Table of Contents
Quick Answer
For most use cases, RAG beats fine-tuning. But when you need style/format/domain-language matching, fine-tune an open model (Llama 3.1 8B, Mistral, Qwen 2.5) with LoRA using Unsloth, Together.ai, or Modal. Budget: $5-50 for a single run.
- Dataset size: 500-10,000 examples minimum
- Cost per run: $5-50 (LoRA) or $200+ (full)
- Time: 2-12 hours
What You'll Need
- 500+ high-quality input/output pairs (JSONL)
- GPU access (Colab free, Modal, RunPod, or Together)
- Python + PyTorch basics (AI assists)
- Evaluation set (100+ held-out examples)
Steps
- Decide: RAG or fine-tune? If knowledge changes often → RAG. If style/format/tone matters → fine-tune. If both → hybrid.
- Build dataset. Format as JSONL with
{"messages": [{"role": "user", "content": "..."}, {"role": "assistant", "content": "..."}]}. Quality > quantity. 500 great > 5000 okay. - Pick base model. Llama 3.1 8B for general use, Qwen 2.5 7B for multilingual, Phi-3 for tiny/edge. Ask AI: "Which open model is best for my task: [describe]?"

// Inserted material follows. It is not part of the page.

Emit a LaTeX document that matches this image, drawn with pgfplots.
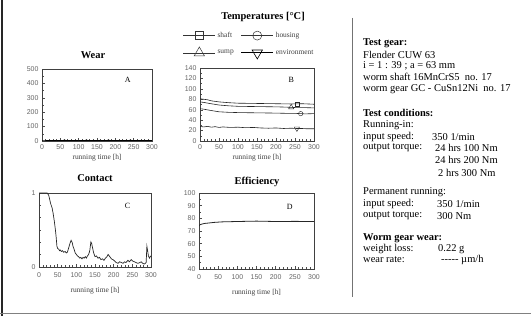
\documentclass[border=0pt]{standalone}
\usepackage{fontspec}
\setmainfont{Liberation Serif}
\setsansfont{Liberation Sans}
\usepackage{pgfplots}
\pgfplotsset{compat=1.18}
\pgfplotsset{
  panel/.style={
    scale only axis,
    xmin=0, xmax=300,
    xtick={0,50,...,300},
    minor x tick num=4,
    tick align=inside,
    xtick pos=left, ytick pos=left,
    axis line style={line width=0.6pt, black!75},
    major tick length=2.5bp, minor tick length=1.5bp,
    every tick/.style={black!70, line width=0.4pt},
    /pgf/number format/assume math mode=true,
    tick label style={font=\sffamily\fontsize{7}{8}\selectfont, text=black!60},
    xticklabel style={yshift=-0.5bp},
    xlabel={running time [h]},
    xlabel style={font=\fontsize{7.5}{8}\selectfont, text=black!75, anchor=center},
    every axis plot/.append style={line width=0.6pt, black!85},
  }
}
\begin{document}
\begin{tikzpicture}
\useasboundingbox (0,0) rectangle (531bp,316bp);
\fill[white] (0,0) rectangle (531bp,316bp);
% frame
\draw[line width=2bp, black!85] (2bp,0) -- (2bp,316bp);
\draw[line width=1.5bp, black!50] (0,2.5bp) -- (531bp,2.5bp);
\draw[line width=1.2bp, black!55] (352.5bp,298bp) -- (352.5bp,19bp);

% ---------- A: Wear
\begin{axis}[panel, at={(42bp,175bp)}, anchor=south west,
  width=110bp, height=72bp,
  ymin=0, ymax=500, ytick={0,100,...,500}, minor y tick num=1,
  xlabel style={at={(axis description cs:0.5,-0.236)}}]
\addplot[line width=1.2pt, black] coordinates {
(0,0)(20,2)(40,1)(60,3)(80,2)(100,1)(120,3)(140,2)(160,1)(180,3)(200,2)(220,1)(240,3)(260,2)(280,1)(300,2)};
\node[font=\fontsize{8}{9}\selectfont] at (axis description cs:0.78,0.85) {A};
\end{axis}

% ---------- B: Temperatures
\begin{axis}[panel, at={(200bp,175bp)}, anchor=south west,
  width=114bp, height=73bp,
  ymin=0, ymax=140, ytick={0,20,...,140}, minor y tick num=1,
  xlabel style={at={(axis description cs:0.5,-0.233)}},
  legend columns=2,
  legend cell align=left,
  legend style={at={(axis description cs:-0.15,1.52)}, anchor=north west,
    draw=none, fill=none, inner sep=0pt,
    font=\fontsize{7.5}{8}\selectfont, text=black!75,
    row sep=6bp,
    /tikz/every even column/.append style={column sep=5bp}},
  legend image code/.code={\draw[mark repeat=2,mark phase=2,#1] plot coordinates {(0bp,0bp)(16bp,0bp)(32bp,0bp)};}]
\addlegendimage{black!80, line width=0.5pt, mark=square, mark size=4bp, mark options={solid, fill=white}}
\addlegendentry{shaft}
\addlegendimage{black!80, line width=0.5pt, mark=o, mark size=4.5bp, mark options={solid, fill=white}}
\addlegendentry{housing}
\addlegendimage{black!80, line width=0.5pt, mark=triangle, mark size=6bp, mark options={solid, fill=white}}
\addlegendentry{sump}
\addlegendimage{black, line width=1pt, mark=triangle, mark size=6bp, mark options={solid, fill=white, rotate=180, line width=0.6pt}}
\addlegendentry{environment}
% shaft
\addplot[forget plot, mark=square, mark size=2bp, mark indices={11}, mark options={fill=white, line width=0.4pt}] coordinates {
(0,81)(10,80)(20,79)(30,77)(50,75)(75,73.5)(100,72.5)(150,72)(200,71.5)(240,71)(255,71.2)(268,71.5)(285,71)(300,70.5)};
% sump
\addplot[forget plot, mark=triangle, mark size=3bp, mark indices={10}, mark options={fill=white, line width=0.4pt}] coordinates {
(0,75)(10,74)(25,72)(50,69)(75,67.5)(100,66.5)(150,66)(200,65.5)(225,65)(240,64.5)(254,64)(275,64)(300,63.5)};
% housing
\addplot[forget plot, mark=o, mark size=2.2bp, mark indices={11}, mark options={fill=white, line width=0.4pt}] coordinates {
(0,62)(10,61)(25,59)(50,56)(75,55)(100,54.5)(150,54)(200,53.5)(230,53)(250,53)(265,52.5)(276,52)(300,52.5)};
% environment
\addplot[forget plot, mark=triangle, mark size=3bp, mark indices={17}, mark options={fill=white, rotate=180, line width=0.4pt}] coordinates {
(0,28)(10,27)(20,28)(30,26.5)(40,27.5)(50,26)(60,27)(80,26)(100,26.5)(120,25.5)(140,26)(160,25)(180,24.5)(200,25)(220,24)(240,24.5)(255,24)(268,24)(280,23.5)(300,23.5)};
\node[font=\fontsize{8}{9}\selectfont] at (axis description cs:0.8,0.84) {B};
\end{axis}

% ---------- C: Contact
\begin{axis}[panel, at={(39bp,49bp)}, anchor=south west,
  width=112bp, height=74bp,
  ymin=0, ymax=1, ytick={0,1}, minor y tick num=5,
  xlabel style={at={(axis description cs:0.5,-0.324)}},
  xticklabel style={yshift=-2bp}]
\addplot[line width=0.7pt] coordinates {
(0,1)(10,1)(22,1)(26,0.97)(31,0.86)(35,0.8)(38,0.72)(41,0.62)(44,0.5)(46,0.4)(48,0.28)(50,0.25)(53,0.24)(55,0.22)(57,0.23)(60,0.21)(63,0.22)(66,0.2)(70,0.21)(73,0.19)(76,0.2)(79,0.25)(83,0.32)(86,0.36)(89,0.33)(91,0.28)(94,0.24)(97,0.19)(100,0.17)(103,0.15)(106,0.14)(109,0.12)(112,0.13)(115,0.11)(118,0.13)(121,0.12)(124,0.14)(127,0.12)(130,0.15)(133,0.17)(136,0.22)(139,0.34)(141,0.32)(143,0.27)(146,0.2)(150,0.14)(154,0.15)(158,0.12)(162,0.13)(166,0.1)(170,0.11)(174,0.09)(178,0.12)(182,0.14)(185,0.17)(188,0.15)(191,0.13)(194,0.11)(198,0.1)(203,0.08)(207,0.06)(212,0.05)(216,0.07)(221,0.06)(225,0.05)(229,0.07)(233,0.06)(238,0.09)(242,0.07)(247,0.1)(251,0.08)(256,0.07)(260,0.06)(265,0.05)(270,0.06)(274,0.07)(278,0.05)(282,0.04)(285,0.05)(287,0.06)(289,0.28)(291,0.22)(293,0.15)(296,0.12)(298,0.14)(300,0.15)};
\node[font=\fontsize{8}{9}\selectfont] at (axis description cs:0.79,0.82) {C};
\end{axis}

% ---------- D: Efficiency
\begin{axis}[panel, at={(199bp,47bp)}, anchor=south west,
  width=115bp, height=76bp,
  ymin=40, ymax=100, ytick={40,50,...,100}, minor y tick num=1,
  xlabel style={at={(axis description cs:0.5,-0.316)}},
  xticklabel style={yshift=-2bp}]
\addplot[line width=0.8pt] coordinates {
(0,74)(3,75)(8,75.5)(15,76)(25,76.3)(40,76.8)(60,77.2)(100,77.5)(150,77.8)(200,77.5)(250,77.6)(300,77.5)};
\node[font=\fontsize{8}{9}\selectfont] at (axis description cs:0.79,0.82) {D};
\end{axis}

% titles
\begin{scope}[every node/.style={font=\bfseries\fontsize{10.5}{12}\selectfont, inner sep=0pt}]
\node at (93bp,261bp) {Wear};
\node at (263bp,299bp) {Temperatures [°C]};
\node at (95bp,138bp) {Contact};
\node at (257bp,134bp) {Efficiency};
\end{scope}

% right text
\begin{scope}[every node/.style={font=\fontsize{10.5}{12}\selectfont, inner sep=0pt, anchor=west}]
\node at (363bp,273bp) {\bfseries Test gear:};
\node at (363bp,261bp) {Flender CUW 63};
\node at (363bp,250bp) {i = 1 : 39 ; a = 63 mm};
\node at (363bp,239bp) {worm shaft 16MnCrS5 \ no. 17};
\node at (363bp,227bp) {worm gear GC - CuSn12Ni \ no. 17};
\node at (363bp,203bp) {\bfseries Test conditions:};
\node at (363bp,191bp) {Running-in:};
\node at (363bp,179bp) {input speed:};
\node at (432bp,179bp) {350 1/min};
\node at (363bp,168bp) {output torque:};
\node at (435bp,168bp) {24 hrs 100 Nm};
\node at (435bp,156bp) {24 hrs 200 Nm};
\node at (438bp,143bp) {2 hrs 300 Nm};
\node at (363bp,124bp) {Permanent running:};
\node at (363bp,112bp) {input speed:};
\node at (437bp,112bp) {350 1/min};
\node at (363bp,100bp) {output torque:};
\node at (437bp,100bp) {300 Nm};
\node at (363bp,78bp) {\bfseries Worm gear wear:};
\node at (363bp,67bp) {weight loss:};
\node at (438bp,67bp) {0.22 g};
\node at (363bp,56bp) {wear rate:};
\node at (441bp,56bp) {-{}-{}-{}-{}- µm/h};
\end{scope}
\end{tikzpicture}
\end{document}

- Fine-tune with Unsloth (easiest & fastest). Notebook template handles LoRA config. Set rank 16-32, alpha 16-32, learning rate 2e-4, epochs 1-3.

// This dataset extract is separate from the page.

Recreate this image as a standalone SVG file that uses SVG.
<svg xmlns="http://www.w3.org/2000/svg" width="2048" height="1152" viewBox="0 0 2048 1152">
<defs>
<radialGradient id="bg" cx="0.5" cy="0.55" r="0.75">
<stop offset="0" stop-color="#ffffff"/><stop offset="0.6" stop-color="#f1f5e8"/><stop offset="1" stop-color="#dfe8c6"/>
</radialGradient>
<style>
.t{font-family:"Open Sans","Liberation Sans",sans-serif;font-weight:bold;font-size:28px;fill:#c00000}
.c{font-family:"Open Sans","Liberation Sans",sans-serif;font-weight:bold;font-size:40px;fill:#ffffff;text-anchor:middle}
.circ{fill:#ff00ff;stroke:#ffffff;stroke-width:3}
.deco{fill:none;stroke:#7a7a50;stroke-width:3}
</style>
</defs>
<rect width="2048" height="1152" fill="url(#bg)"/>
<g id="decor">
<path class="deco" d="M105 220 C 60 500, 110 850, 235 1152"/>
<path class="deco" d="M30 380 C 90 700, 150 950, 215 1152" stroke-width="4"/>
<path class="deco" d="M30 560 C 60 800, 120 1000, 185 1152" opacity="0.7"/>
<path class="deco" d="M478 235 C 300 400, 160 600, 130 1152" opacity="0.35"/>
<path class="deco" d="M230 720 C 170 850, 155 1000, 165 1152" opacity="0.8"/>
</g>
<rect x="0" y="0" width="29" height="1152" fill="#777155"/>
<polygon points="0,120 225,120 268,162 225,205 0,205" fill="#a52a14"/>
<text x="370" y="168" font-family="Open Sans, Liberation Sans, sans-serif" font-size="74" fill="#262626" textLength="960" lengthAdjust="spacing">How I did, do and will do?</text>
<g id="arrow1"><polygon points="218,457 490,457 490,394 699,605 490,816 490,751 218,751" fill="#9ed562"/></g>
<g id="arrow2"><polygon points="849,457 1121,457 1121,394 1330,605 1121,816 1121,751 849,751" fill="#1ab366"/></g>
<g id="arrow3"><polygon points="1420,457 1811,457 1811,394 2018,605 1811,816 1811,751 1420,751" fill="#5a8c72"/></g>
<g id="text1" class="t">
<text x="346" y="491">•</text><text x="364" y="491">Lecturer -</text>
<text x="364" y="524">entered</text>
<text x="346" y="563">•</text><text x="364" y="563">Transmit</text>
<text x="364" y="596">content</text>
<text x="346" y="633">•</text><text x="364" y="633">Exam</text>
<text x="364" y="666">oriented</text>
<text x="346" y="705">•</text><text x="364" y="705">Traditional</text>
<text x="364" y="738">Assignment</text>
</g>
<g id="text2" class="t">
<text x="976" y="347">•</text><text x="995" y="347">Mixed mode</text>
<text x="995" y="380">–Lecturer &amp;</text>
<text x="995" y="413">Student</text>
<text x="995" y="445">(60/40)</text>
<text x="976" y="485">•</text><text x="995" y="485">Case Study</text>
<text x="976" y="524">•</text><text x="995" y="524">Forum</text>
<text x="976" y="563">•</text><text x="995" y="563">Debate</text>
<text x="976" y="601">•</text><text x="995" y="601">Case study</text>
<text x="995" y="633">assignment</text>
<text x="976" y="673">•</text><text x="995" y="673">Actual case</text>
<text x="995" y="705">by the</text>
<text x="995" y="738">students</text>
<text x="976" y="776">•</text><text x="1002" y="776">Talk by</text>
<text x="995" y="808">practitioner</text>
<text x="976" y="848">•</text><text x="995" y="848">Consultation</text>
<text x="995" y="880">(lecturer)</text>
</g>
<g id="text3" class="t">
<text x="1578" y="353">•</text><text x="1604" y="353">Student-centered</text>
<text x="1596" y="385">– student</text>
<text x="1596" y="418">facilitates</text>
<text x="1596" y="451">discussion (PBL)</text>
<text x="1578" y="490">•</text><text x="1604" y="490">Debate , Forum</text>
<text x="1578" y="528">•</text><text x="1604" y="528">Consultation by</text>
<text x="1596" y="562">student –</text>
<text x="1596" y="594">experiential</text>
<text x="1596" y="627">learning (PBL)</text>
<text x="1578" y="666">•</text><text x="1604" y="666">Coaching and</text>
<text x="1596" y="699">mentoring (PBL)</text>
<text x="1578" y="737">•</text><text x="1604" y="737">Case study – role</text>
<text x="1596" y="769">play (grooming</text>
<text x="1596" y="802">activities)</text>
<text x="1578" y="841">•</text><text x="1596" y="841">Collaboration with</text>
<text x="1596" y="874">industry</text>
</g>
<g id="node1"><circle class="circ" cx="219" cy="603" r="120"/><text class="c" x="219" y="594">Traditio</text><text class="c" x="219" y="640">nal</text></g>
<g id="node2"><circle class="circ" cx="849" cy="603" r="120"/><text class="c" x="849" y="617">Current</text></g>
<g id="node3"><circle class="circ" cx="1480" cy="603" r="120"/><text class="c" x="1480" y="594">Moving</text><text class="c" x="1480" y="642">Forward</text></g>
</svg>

- Run training. On Colab free T4: ~2-4 hours for 1K examples, Llama 3.1 8B. On Modal A100: 30 min, costs ~$2.
- Evaluate. Hold-out set. Compare fine-tuned vs base on rubric: correctness, format match, style. If fine-tuned loses on 3+ categories, dataset issue.
- Deploy. Merge LoRA adapter into base, convert to GGUF with llama.cpp, serve via vLLM or Ollama on a VPS.

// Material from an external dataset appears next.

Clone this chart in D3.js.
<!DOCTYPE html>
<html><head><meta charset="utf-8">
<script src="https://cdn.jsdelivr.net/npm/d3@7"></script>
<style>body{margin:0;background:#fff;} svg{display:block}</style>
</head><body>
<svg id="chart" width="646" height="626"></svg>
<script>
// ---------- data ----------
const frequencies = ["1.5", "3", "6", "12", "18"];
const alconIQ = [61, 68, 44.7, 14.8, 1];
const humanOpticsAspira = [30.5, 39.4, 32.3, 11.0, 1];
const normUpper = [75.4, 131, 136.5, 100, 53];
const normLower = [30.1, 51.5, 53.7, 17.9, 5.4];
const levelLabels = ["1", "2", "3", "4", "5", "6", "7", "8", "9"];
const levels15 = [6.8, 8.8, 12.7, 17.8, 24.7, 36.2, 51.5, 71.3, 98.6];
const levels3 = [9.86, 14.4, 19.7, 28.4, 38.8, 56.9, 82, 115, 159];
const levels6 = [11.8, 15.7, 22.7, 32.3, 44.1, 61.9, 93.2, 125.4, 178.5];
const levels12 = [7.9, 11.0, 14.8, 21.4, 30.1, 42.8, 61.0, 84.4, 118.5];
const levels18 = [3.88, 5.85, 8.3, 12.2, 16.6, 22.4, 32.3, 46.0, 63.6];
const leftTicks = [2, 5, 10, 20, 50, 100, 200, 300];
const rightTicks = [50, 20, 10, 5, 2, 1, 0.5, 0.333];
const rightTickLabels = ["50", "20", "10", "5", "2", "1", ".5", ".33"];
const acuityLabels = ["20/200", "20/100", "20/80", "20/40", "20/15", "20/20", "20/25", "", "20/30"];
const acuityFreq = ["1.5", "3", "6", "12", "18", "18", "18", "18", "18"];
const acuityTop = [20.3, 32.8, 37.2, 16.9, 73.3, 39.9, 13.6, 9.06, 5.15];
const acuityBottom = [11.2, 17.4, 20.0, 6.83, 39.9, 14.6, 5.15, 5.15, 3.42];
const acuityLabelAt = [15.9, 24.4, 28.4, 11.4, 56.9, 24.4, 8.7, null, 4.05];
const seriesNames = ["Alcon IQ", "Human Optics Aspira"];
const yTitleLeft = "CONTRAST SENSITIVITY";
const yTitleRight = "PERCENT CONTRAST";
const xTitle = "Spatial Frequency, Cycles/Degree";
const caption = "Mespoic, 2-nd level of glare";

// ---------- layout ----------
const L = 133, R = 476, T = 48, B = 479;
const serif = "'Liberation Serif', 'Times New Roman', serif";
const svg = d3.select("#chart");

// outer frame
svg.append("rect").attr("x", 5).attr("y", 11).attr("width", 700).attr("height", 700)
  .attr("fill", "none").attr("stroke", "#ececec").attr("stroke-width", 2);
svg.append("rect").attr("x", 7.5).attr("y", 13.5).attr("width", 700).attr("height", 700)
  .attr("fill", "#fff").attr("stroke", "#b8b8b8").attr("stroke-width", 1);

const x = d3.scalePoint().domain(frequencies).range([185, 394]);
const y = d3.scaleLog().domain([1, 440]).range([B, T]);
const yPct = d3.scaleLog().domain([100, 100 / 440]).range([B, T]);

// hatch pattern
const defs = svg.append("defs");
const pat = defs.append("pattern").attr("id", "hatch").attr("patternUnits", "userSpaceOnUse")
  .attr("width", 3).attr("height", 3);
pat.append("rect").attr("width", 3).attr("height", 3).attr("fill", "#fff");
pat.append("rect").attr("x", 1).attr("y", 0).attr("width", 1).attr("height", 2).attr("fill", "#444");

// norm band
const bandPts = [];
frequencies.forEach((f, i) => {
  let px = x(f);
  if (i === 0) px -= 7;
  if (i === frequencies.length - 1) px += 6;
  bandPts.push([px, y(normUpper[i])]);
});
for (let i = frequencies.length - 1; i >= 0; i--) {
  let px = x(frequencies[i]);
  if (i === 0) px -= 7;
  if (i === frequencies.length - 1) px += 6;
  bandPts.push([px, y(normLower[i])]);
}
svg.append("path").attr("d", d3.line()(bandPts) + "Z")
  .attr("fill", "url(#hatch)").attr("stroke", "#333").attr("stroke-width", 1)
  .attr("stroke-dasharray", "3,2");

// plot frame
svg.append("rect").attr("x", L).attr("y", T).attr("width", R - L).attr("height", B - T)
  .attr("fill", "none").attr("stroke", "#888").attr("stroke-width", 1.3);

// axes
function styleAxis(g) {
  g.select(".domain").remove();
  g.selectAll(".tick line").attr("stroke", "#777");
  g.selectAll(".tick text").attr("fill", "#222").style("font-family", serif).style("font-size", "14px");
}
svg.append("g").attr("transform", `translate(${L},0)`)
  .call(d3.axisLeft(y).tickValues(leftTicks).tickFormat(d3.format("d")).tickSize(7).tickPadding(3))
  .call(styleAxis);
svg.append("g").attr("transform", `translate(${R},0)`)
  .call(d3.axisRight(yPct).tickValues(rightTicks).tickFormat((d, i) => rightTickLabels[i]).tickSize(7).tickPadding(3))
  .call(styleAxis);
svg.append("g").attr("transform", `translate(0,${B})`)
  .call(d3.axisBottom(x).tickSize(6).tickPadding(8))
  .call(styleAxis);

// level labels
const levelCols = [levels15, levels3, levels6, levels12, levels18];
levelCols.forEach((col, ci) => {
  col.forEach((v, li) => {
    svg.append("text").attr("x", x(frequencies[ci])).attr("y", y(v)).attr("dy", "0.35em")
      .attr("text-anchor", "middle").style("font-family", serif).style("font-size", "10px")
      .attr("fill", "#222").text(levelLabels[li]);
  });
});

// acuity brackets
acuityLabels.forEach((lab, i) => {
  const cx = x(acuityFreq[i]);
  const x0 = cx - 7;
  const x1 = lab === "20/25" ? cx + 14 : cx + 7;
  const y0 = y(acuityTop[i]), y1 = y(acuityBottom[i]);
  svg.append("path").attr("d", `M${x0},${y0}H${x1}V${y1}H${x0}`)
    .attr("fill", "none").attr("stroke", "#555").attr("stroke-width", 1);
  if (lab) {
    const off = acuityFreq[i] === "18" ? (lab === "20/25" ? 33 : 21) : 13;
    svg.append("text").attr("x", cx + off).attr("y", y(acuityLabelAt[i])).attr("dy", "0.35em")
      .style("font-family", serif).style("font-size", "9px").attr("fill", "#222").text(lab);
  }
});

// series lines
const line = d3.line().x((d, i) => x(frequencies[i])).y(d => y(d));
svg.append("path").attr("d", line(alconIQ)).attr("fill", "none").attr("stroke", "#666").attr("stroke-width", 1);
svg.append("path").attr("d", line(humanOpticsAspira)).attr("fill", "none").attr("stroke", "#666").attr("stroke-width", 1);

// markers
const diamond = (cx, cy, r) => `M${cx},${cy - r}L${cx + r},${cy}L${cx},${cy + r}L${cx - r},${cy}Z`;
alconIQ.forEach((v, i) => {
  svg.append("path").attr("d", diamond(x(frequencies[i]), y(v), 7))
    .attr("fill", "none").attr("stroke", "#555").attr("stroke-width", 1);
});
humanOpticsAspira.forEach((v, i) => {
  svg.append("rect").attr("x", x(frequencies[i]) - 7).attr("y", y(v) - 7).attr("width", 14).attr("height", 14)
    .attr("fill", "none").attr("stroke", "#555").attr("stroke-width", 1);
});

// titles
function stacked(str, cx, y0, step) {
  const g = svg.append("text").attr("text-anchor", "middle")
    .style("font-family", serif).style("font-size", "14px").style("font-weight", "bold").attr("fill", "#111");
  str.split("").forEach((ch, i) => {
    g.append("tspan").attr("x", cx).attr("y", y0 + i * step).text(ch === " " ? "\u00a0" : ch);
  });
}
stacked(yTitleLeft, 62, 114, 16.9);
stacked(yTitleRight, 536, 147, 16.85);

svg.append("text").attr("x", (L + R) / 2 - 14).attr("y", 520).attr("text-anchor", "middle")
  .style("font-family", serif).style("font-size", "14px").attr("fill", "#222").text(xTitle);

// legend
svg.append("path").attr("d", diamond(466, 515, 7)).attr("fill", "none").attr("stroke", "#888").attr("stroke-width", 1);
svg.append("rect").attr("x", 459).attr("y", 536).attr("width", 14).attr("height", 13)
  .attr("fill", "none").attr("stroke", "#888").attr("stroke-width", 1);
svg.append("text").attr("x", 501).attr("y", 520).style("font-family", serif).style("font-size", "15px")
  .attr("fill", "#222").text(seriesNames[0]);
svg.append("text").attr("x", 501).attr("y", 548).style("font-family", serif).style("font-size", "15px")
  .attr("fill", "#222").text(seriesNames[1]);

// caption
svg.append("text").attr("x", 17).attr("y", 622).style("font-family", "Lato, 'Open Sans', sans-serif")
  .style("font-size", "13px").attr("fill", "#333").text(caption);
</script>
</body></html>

- Iterate. Log production failures, add them to training set, re-tune monthly.
Common Mistakes
- Tiny dataset: <200 examples won't budge the model. Overfit instead.
- Mixed formats: Consistent JSONL structure across all examples.
- No eval set: You can't claim improvement without measuring.
- Tuning for knowledge: Models forget. Use RAG for facts.
- Over-tuning: >3 epochs on small data = catastrophic forgetting.
Top Tools
| Tool | Best For | Price |
|---|---|---|
| Unsloth | Fast LoRA tuning | Free |
| Together.ai | Hosted fine-tuning | $0.80/M tokens |
| Modal | Serverless GPU | Pay per sec |
| Ollama | Local inference | Free |
| vLLM | Fast serving | Free |
Conclusion
Fine-tuning is powerful but over-used. Always try RAG first. When you do tune, invest 80% of effort in dataset quality — model choice is secondary. Small, clean datasets beat sloppy big ones every time.